The Gibeonite Deception
The inhabitants of Gibeon disguise themselves as distant travelers and trick Joshua into making a peace treaty. When the deception is discovered, Israel honors the oath but makes the Gibeonites servants.
A lesson in the importance of seeking God's counsel before making binding agreements. The treaty has lasting consequences throughout Israel's history.
Key Verses
Background
The military successes at Jericho and Ai sent shockwaves through the Canaanite city-states of the hill country and coastal plain. The typical response among the regional kings was to form coalitions for military resistance (Joshua 9:1–2). The Gibeonites, however — a Hivite city-state consisting of Gibeon, Chephirah, Beeroth, and Kiriath-jearim — took a different approach. They had apparently heard what God had commanded Israel concerning the Canaanite peoples and recognized that direct confrontation or treaty negotiation as neighbors would be refused.

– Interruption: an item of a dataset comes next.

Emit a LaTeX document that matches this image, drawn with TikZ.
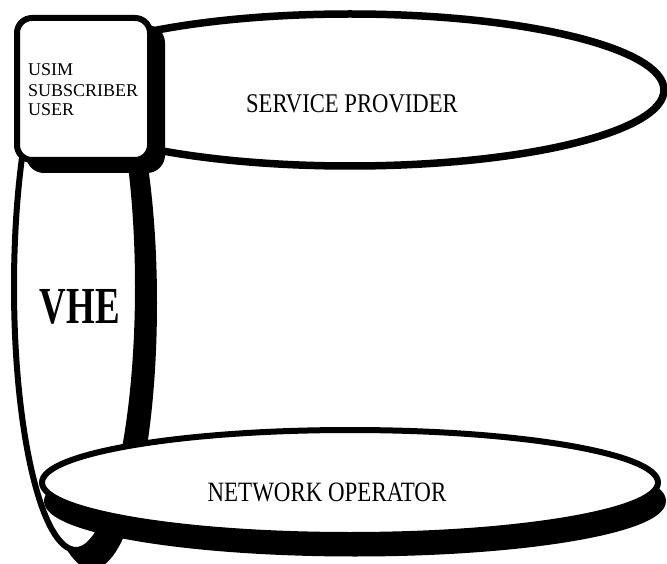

Rather than fight or simply wait for destruction, they devised an elaborate deception designed to exploit the one exception in Israel's instructions: distant peoples, unlike the local Canaanite nations, could make treaties with Israel.
The Event
The Gibeonite ambassadors assembled an elaborate theatrical display: worn sandals and patched shoes, cracked and mended wineskins, old threadbare garments, and dry, crumbling bread — the convincing props of men who had been on an extremely long journey (Joshua 9:4–5). They approached Joshua at Gilgal claiming to come "from a very distant land" and citing reports of what the LORD had done in Egypt and against the Amorites east of the Jordan. Their speech was carefully calibrated — they mentioned Egypt and Sihon and Og but conspicuously omitted any reference to Jericho and Ai, whose destruction was recent news that would have been known by nearby peoples but perhaps not distant ones. Joshua and the Israelite leaders examined their provisions, were persuaded by the physical evidence, and — critically — "did not consult the LORD" (Joshua 9:14). They swore an oath in YHWH's name to let them live. Three days later the truth emerged: the Gibeonites lived nearby, in the heart of the territory Israel was to conquer. The community was furious, but the leaders held firm: the oath sworn by YHWH's name must be honored. The Gibeonites were spared but reduced to permanent service as woodcutters and water carriers for the community and the altar of God.
Theological Significance
The Gibeonite deception stands as a canonical case study in the dangers of making decisions without seeking divine guidance. The contrast is explicit in Joshua 9:14 — "they examined their provisions but did not consult the LORD" — and the consequences were lasting: the treaty became a permanent fixture in Israel's covenantal landscape, creating an obligation that King Saul violated centuries later (2 Samuel 21:1–2), bringing famine on Israel in David's reign. The episode teaches the principle that sensory evidence, however convincing, is insufficient ground for binding decisions — divine counsel through prayer must precede major commitments. The Gibeonites' own reasoning is theologically notable: they sought refuge from Israel's God precisely because they believed in His power and in the certainty of Israel's victory (Joshua 9:24). Their deception was, in a paradoxical sense, an act of faith. Like Rahab before them, Gentile outsiders who aligned themselves with YHWH and His people found mercy rather than destruction — a pattern pointing toward the inclusion of the nations in God's redemptive purposes.